Seeking God always starts at that very point: 'How can I, who am so bad, be acceptable to God?' Those who never faced this question almost certainly do not know God as yet. The gateway to God and to heaven is right here in this simple question: 'Can God forgive people who are as bad as I have been?' To stand on the threshold of this question is to have taken the first step. At this point a man has seen himself for what he truly is. He has realised that he is not yet fit for God. Happiness may not come consciously when we have taken this first step, but we are on the right path towards finding happiness once we have come to this point. Wonderful as it is to relate, God has done something for man so that man may be accepted and loved by Him. We call it the good news, or gospel. In a word it is this. God has come down to earth in the person of his Son Jesus Christ. Christ gave himself for us on the Cross. He died for us to remove our sin. He rose again from the dead to be our living Saviour. He lives today and invites all men to believe in him and find true peace.

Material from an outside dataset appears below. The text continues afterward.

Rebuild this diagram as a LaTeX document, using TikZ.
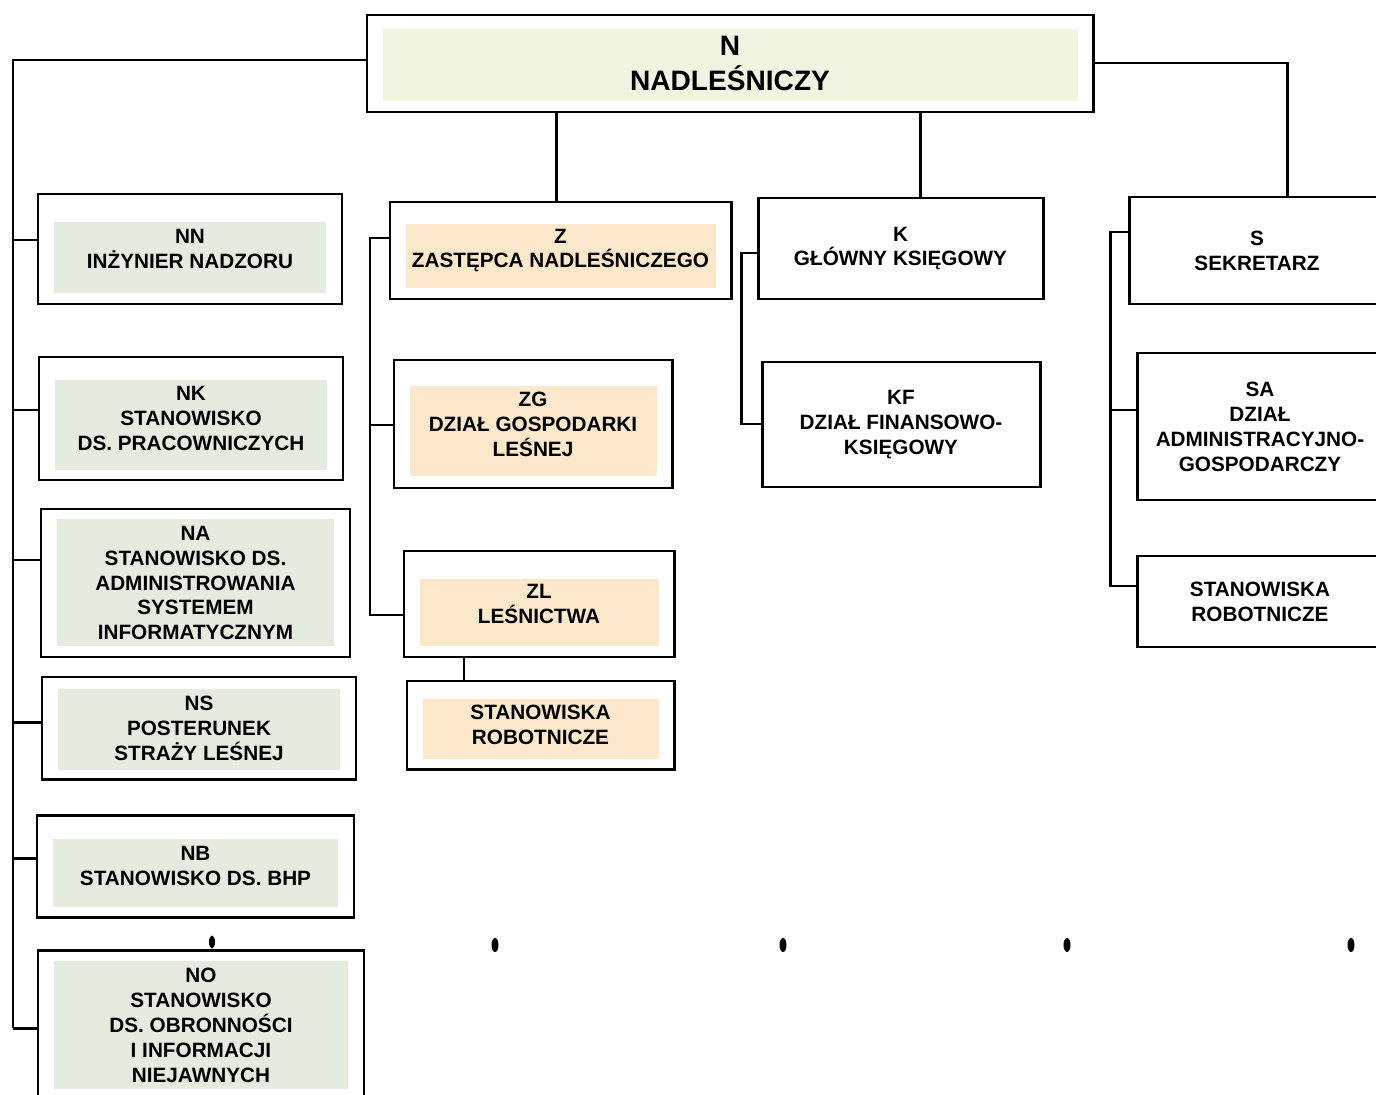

To believe in Christ is to know God. It is the second step to which we referred before. Once a man has come to this point his happiness is sure and certain forever. It is not possible for any person to be inwardly satisfied till he or she knows God. The reason is simple. God made us for himself. Our heart is restless, as a great Christian once said, until it finds its rest in Him. Neither money nor sport nor marriage nor work nor pleasure can fill the heart of man. But God can fill it when we come to know him by faith in his Son Jesus Christ.

Have you got this happiness of which we speak? If not, would it not be worth your while taking two steps to get it?